## [Goal of the exercise]
Write out every line exactly, from the start of the records below to the line with "from matplotlib.ticker import MultipleLocator", and stop there. Don't write out the pictures.

— Start of Data supplied —

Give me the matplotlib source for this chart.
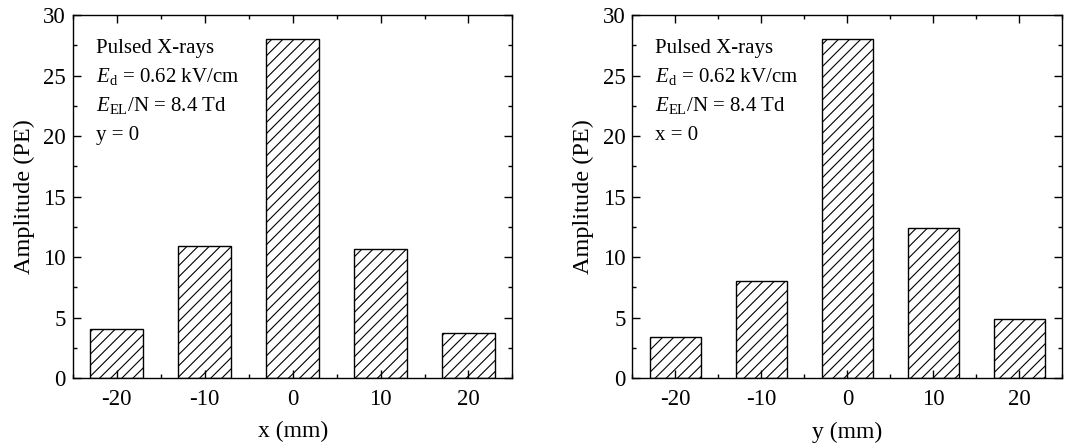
import numpy as np
import matplotlib
matplotlib.use("Agg")
import matplotlib.pyplot as plt
from matplotlib.ticker import MultipleLocator

plt.rcParams['font.family'] = ['Liberation Serif']
plt.rcParams['mathtext.fontset'] = 'custom'
plt.rcParams['mathtext.rm'] = 'Liberation Serif'
plt.rcParams['mathtext.it'] = 'Liberation Serif:italic'
plt.rcParams['axes.unicode_minus'] = False
plt.rcParams['hatch.linewidth'] = 0.8

positions = [-20, -10, 0, 10, 20]
amp_x = [4.1, 10.9, 28.0, 10.7, 3.7]
amp_y = [3.4, 8.0, 28.0, 12.4, 4.9]

fig = plt.figure(figsize=(10.72, 4.48), dpi=100)
ax1 = fig.add_axes([0.068, 0.156, 0.410, 0.810])
ax2 = fig.add_axes([0.590, 0.156, 0.401, 0.810])

panels = [(ax1, amp_x, 'x (mm)', 'y = 0'), (ax2, amp_y, 'y (mm)', 'x = 0')]
for ax, vals, xlab, cond in panels:
    ax.bar(positions, vals, width=6, color='white', edgecolor='black',
           hatch='///', linewidth=1.0)
    ax.set_xlim(-25, 25)
    ax.set_ylim(0, 30)
    ax.xaxis.set_major_locator(MultipleLocator(10))
    ax.xaxis.set_minor_locator(MultipleLocator(5))
    ax.yaxis.set_major_locator(MultipleLocator(5))
    ax.yaxis.set_minor_locator(MultipleLocator(2.5))
    ax.tick_params(which='both', direction='in', top=True, right=True, labelsize=16.5)
    ax.tick_params(which='major', length=6, width=1)
    ax.tick_params(which='minor', length=3, width=1)
    ax.tick_params(axis='x', pad=8)
    ax.tick_params(axis='y', pad=5)
    for s in ax.spines.values():
        s.set_linewidth(1.0)
    ax.set_xlabel(xlab, fontsize=17, labelpad=8)
    ax.set_ylabel('Amplitude (PE)', fontsize=17.5, labelpad=6)
    lines = ['Pulsed X-rays',
             r'$\mathit{E}_{\mathrm{d}}$ = 0.62 kV/cm',
             r'$\mathit{E}_{\mathrm{EL}}$/N = 8.4 Td',
             cond]
    for i, t in enumerate(lines):
        ax.text(0.052, 0.895 - i * 0.08, t, transform=ax.transAxes, fontsize=15)

fig.savefig('out.png', dpi=100)
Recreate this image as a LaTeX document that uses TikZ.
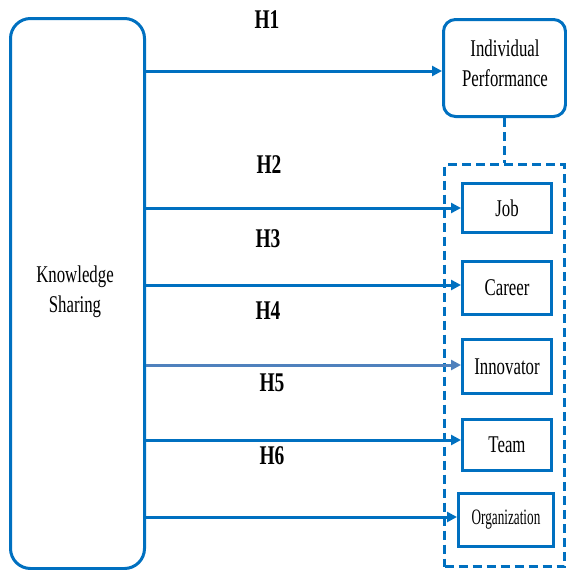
\documentclass[tikz,border=0pt]{standalone}
\usepackage{fontspec}
\setmainfont{Liberation Serif}
\newfontfamily\mylblfont[FakeStretch=0.7]{Liberation Serif}
\newfontfamily\myorgfont[FakeStretch=0.6]{Liberation Serif}
\newfontfamily\myhfont[FakeStretch=0.72]{Liberation Serif}
\usetikzlibrary{arrows.meta}
\definecolor{mblue}{HTML}{0070C0}
\definecolor{sblue}{HTML}{4F81BD}
\begin{document}
\begin{tikzpicture}[x=1pt,y=-1pt,
  line width=3pt,
  bigbox/.style={draw=mblue,rounded corners=20pt},
  ipbox/.style={draw=mblue,rounded corners=12pt},
  subbox/.style={draw=mblue,line width=3pt},
  lbl/.style={font=\mylblfont\fontsize{24}{30}\selectfont,text=black,align=center},
  hlbl/.style={font=\myhfont\bfseries\fontsize{27}{30}\selectfont,text=black},
  arr/.style={draw=mblue,line width=3pt,-{Triangle[length=10pt,width=10pt]}},
  dashline/.style={draw=mblue,line width=3pt,dash pattern=on 9pt off 5pt}]
\useasboundingbox (0,0) rectangle (566,570);
% main boxes
\node[bigbox,minimum width=134pt,minimum height=550pt,anchor=north west] (ks) at (9,17) {};
\node[lbl] at (75,292) {Knowledge\\Sharing};
\node[ipbox,minimum width=122pt,minimum height=97pt,anchor=north west] (ip) at (442,18) {};
\node[lbl] at (505,63) {Individual\\Performance};
% dashed group
\node[dashline,minimum width=120pt,minimum height=402pt,anchor=north west,inner sep=0pt] (grp) at (443,163) {};
\draw[dashline] (ip.south) -- (ip.south |- grp.north);
% sub boxes
\node[subbox,minimum width=89pt,minimum height=49pt,anchor=north west,inner sep=0pt] (job) at (461,182) {};
\node[lbl] at (job.center) {Job};
\node[subbox,minimum width=89pt,minimum height=53pt,anchor=north west,inner sep=0pt] (car) at (461,260) {};
\node[lbl] at (car.center) {Career};
\node[subbox,minimum width=89pt,minimum height=54pt,anchor=north west,inner sep=0pt] (inn) at (461,338) {};
\node[lbl] at (inn.center) {Innovator};
\node[subbox,minimum width=89pt,minimum height=51pt,anchor=north west,inner sep=0pt] (team) at (461,418) {};
\node[lbl] at (team.center) {Team};
\node[subbox,minimum width=95pt,minimum height=53pt,anchor=north west,inner sep=0pt] (org) at (457,492) {};
\node[lbl,font=\myorgfont\fontsize{22}{24}\selectfont] at (org.center) {Organization};
% arrow start coordinates
\coordinate (s1) at (ks.east |- 0,71);
\coordinate (s2) at (ks.east |- 0,208);
\coordinate (s3) at (ks.east |- 0,285);
\coordinate (s4) at (ks.east |- 0,365);
\coordinate (s5) at (ks.east |- 0,440);
\coordinate (s6) at (ks.east |- 0,517);
\draw[arr] (s1) -- (s1 -| ip.west);
\draw[arr] (s2) -- (s2 -| job.west);
\draw[arr] (s3) -- (s3 -| car.west);
\draw[arr,draw=sblue] (s4) -- (s4 -| inn.west);
\draw[arr] (s5) -- (s5 -| team.west);
\draw[arr] (s6) -- (s6 -| org.west);
% labels
\node[hlbl] (h1) at (267,20) {H1};
\node[hlbl] (h2) at (269,165) {H2};
\node[hlbl] (h3) at (268,239) {H3};
\node[hlbl] (h4) at (268,311) {H4};
\node[hlbl] (h5) at (272,383) {H5};
\node[hlbl] (h6) at (272,456) {H6};
\end{tikzpicture}
\end{document}
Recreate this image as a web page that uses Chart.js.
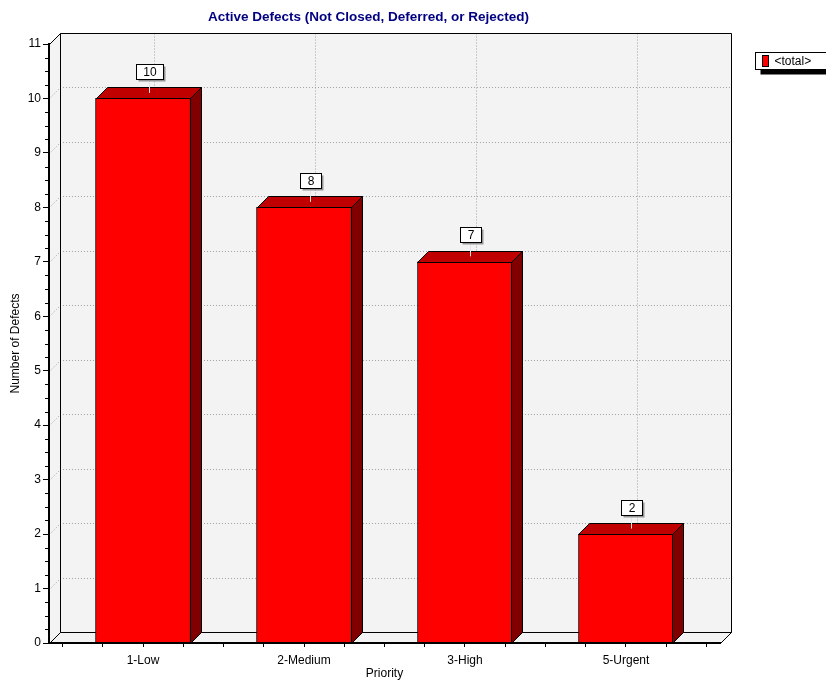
<!DOCTYPE html>
<html>
<head>
<meta charset="utf-8">
<title>Active Defects</title>
<script src="https://cdn.jsdelivr.net/npm/chart.js@4.4.1/dist/chart.umd.min.js"></script>
<style>
    html, body { margin: 0; padding: 0; background: #fff; }
    #wrap { width: 826px; height: 681px; position: relative; }
</style>
</head>
<body>
<div id="wrap"><canvas id="defectsChart"></canvas></div>
<script>
'use strict';

// Chart data
const categories = ['1-Low', '2-Medium', '3-High', '5-Urgent'];
const defectCounts = [10, 8, 7, 2];
const seriesLabel = '<total>';
const yTickValues = [0, 1, 2, 3, 4, 5, 6, 7, 8, 9, 10, 11];

const chartTitle = 'Active Defects (Not Closed, Deferred, or Rejected)';

const colors = {
    front: '#ff0000',
    top: '#c00000',
    side: '#800000',
    wall: '#f3f3f3',
    grid: '#a0a0a0',
    title: '#000080',
    shadow: '#959595'
};

const depth = 11;          // 3D offset in px
const xPad = 0.584;        // room left/right of the outer categories
const fontFamily = "'Liberation Sans', Arial, sans-serif";

Chart.defaults.font.family = fontFamily;
Chart.defaults.font.size = 12;
Chart.defaults.color = '#000';

function line(ctx, pts) {
    ctx.beginPath();
    ctx.moveTo(pts[0][0], pts[0][1]);
    for (let i = 1; i < pts.length; i++) ctx.lineTo(pts[i][0], pts[i][1]);
    ctx.stroke();
}

function poly(ctx, pts, fill) {
    ctx.beginPath();
    ctx.moveTo(pts[0][0], pts[0][1]);
    for (let i = 1; i < pts.length; i++) ctx.lineTo(pts[i][0], pts[i][1]);
    ctx.closePath();
    ctx.fillStyle = fill;
    ctx.fill();
    ctx.stroke();
}

// back wall, left wall, floor and the dotted grid
const walls3d = {
    id: 'walls3d',
    beforeDraw: function (chart) {
        const ctx = chart.ctx;
        const a = chart.chartArea;
        const x = chart.scales.x, y = chart.scales.y;
        const d = depth;
        const L = Math.round(a.left) + 0.5, R = Math.round(a.right) + 0.5;
        const T = Math.round(a.top) + 0.5, B = Math.round(a.bottom) + 0.5;

        ctx.save();
        ctx.lineWidth = 1;
        ctx.strokeStyle = colors.wall;
        poly(ctx, [[L + d, T - d], [R + d, T - d], [R + d, B - d], [L + d, B - d]], colors.wall);
        poly(ctx, [[L, T], [L + d, T - d], [L + d, B - d], [L, B]], colors.wall);
        poly(ctx, [[L, B], [L + d, B - d], [R + d, B - d], [R, B]], colors.wall);

        // dotted grid
        ctx.strokeStyle = colors.grid;
        ctx.setLineDash([1, 2]);
        yTickValues.forEach(function (v) {
            const py = Math.round(y.getPixelForValue(v)) + 0.5;
            line(ctx, [[L, py], [L + d, py - d], [R + d, py - d]]);
        });
        categories.forEach(function (c, i) {
            const px = Math.round(x.getPixelForValue(i)) + 0.5 + d;
            line(ctx, [[px, T - d], [px, B - d]]);
        });

        // outline
        ctx.setLineDash([]);
        ctx.strokeStyle = '#000';
        line(ctx, [[L, T], [L + d, T - d], [R + d, T - d], [R + d, B - d], [R, B]]);
        line(ctx, [[L + d, T - d], [L + d, B - d], [R + d, B - d]]);
        line(ctx, [[L, B], [L + d, B - d]]);
        ctx.restore();
    }
};

// top and side faces of the bars plus the value boxes
const bars3d = {
    id: 'bars3d',
    afterDatasetsDraw: function (chart) {
        const ctx = chart.ctx;
        const d = depth;
        const meta = chart.getDatasetMeta(0);

        ctx.save();
        ctx.lineWidth = 1;
        ctx.strokeStyle = '#000';
        meta.data.forEach(function (bar, i) {
            const p = bar.getProps(['x', 'y', 'base', 'width'], true);
            const l = Math.round(p.x - p.width / 2) + 0.5;
            const r = Math.round(p.x + p.width / 2) - 0.5;
            const top = Math.round(p.y) + 0.5;
            const base = Math.round(p.base) + 0.5;

            poly(ctx, [[l, top], [l + d, top - d], [r + d, top - d], [r, top]], colors.top);
            poly(ctx, [[r, top], [r + d, top - d], [r + d, base - d], [r, base]], colors.side);
        });

        // value labels
        ctx.font = '12px ' + fontFamily;
        ctx.textAlign = 'center';
        ctx.textBaseline = 'middle';
        meta.data.forEach(function (bar, i) {
            const p = bar.getProps(['x', 'y'], true);
            const txt = String(defectCounts[i]);
            const ax = Math.round(p.x + d / 2) + 0.5;
            const ay = p.y - d / 2;
            const w = Math.round(ctx.measureText(txt).width + 14);
            const h = 15;
            const bx = Math.round(ax - w / 2) + 0.5;
            const by = Math.round(ay - 14 - h) + 0.5;

            ctx.strokeStyle = '#e6e6e6';
            line(ctx, [[ax, ay], [ax, by + h]]);

            ctx.fillStyle = colors.shadow;
            ctx.fillRect(bx + 2, by + 2, w, h);
            ctx.fillStyle = '#fff';
            ctx.fillRect(bx, by, w, h);
            ctx.strokeStyle = '#000';
            ctx.strokeRect(bx, by, w, h);

            ctx.fillStyle = '#000';
            ctx.fillText(txt, bx + w / 2, by + h / 2 + 0.5);
        });
        ctx.restore();
    }
};

// minor y ticks, title and legend
const extras = {
    id: 'extras',
    afterDraw: function (chart) {
        const ctx = chart.ctx;
        const a = chart.chartArea;
        const y = chart.scales.y;

        ctx.save();
        ctx.lineWidth = 1;
        ctx.strokeStyle = '#000';
        for (let v = y.min; v < y.max; v += 0.25) {
            if (Number.isInteger(v)) continue;
            const py = Math.round(y.getPixelForValue(v)) + 0.5;
            line(ctx, [[a.left - 4, py], [a.left, py]]);
        }

        // title
        ctx.font = 'bold 13.5px ' + fontFamily;
        ctx.fillStyle = colors.title;
        ctx.textAlign = 'center';
        ctx.textBaseline = 'middle';
        ctx.fillText(chartTitle, (a.right + depth + 6) / 2, 17);

        // legend
        const lx = Math.round(a.right) + 35.5, ly = 52.5;
        ctx.fillStyle = '#000';
        ctx.fillRect(lx + 5, ly + 5, 120, 17);
        ctx.fillStyle = '#fff';
        ctx.fillRect(lx, ly, 120, 17);
        ctx.strokeRect(lx, ly, 120, 17);
        ctx.fillStyle = colors.front;
        ctx.fillRect(lx + 7, ly + 3, 6, 11);
        ctx.strokeRect(lx + 7, ly + 3, 6, 11);
        ctx.font = '12px ' + fontFamily;
        ctx.fillStyle = '#000';
        ctx.textAlign = 'left';
        ctx.fillText(seriesLabel, lx + 19, ly + 9);
        ctx.restore();
    }
};

const ctxDefects = document.getElementById('defectsChart');
new Chart(ctxDefects, {
    type: 'bar',
    data: {
        datasets: [{
            label: seriesLabel,
            data: categories.map(function (c, i) { return { x: i, y: defectCounts[i] }; }),
            backgroundColor: colors.front,
            borderColor: '#000',
            borderWidth: 1,
            barThickness: 95
        }]
    },
    options: {
        responsive: true,
        maintainAspectRatio: false,
        animation: false,
        layout: {
            padding: { top: 44, right: 106, left: 0, bottom: 0 }
        },
        scales: {
            x: {
                type: 'linear',
                offset: false,
                min: -xPad,
                max: categories.length - 1 + xPad,
                grid: {
                    drawOnChartArea: false,
                    drawTicks: true,
                    tickLength: 4,
                    tickColor: '#000',
                    offset: false
                },
                border: { color: '#000', width: 2, z: 1 },
                ticks: {
                    stepSize: 0.25,
                    autoSkip: false,
                    includeBounds: false,
                    maxRotation: 0,
                    padding: 6,
                    callback: function (v) {
                        const k = Math.round(v);
                        return Math.abs(v - k) < 1e-6 ? categories[k] : '';
                    }
                },
                title: { display: true, text: 'Priority', padding: 0 },
                afterFit: function (s) { s.height = 38; }
            },
            y: {
                min: 0,
                max: 11,
                grid: {
                    drawOnChartArea: false,
                    tickLength: 6,
                    tickColor: '#000'
                },
                border: { color: '#000', width: 2, z: 1 },
                ticks: { stepSize: 1, padding: 2 },
                afterBuildTicks: function (s) {
                    s.ticks = yTickValues.map(function (v) { return { value: v }; });
                },
                title: { display: true, text: 'Number of Defects', padding: { top: 8, bottom: 0 } },
                afterFit: function (s) { s.width = 49; }
            }
        },
        plugins: {
            legend: { display: false },
            title: { display: false },
            tooltip: { enabled: false }
        }
    },
    plugins: [walls3d, bars3d, extras]
});
</script>
</body>
</html>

— End of Data supplied —

## [The solution]
Give me the matplotlib source for this chart.
import numpy as np
import matplotlib
matplotlib.use("Agg")
import matplotlib.pyplot as plt
from matplotlib.ticker import MultipleLocator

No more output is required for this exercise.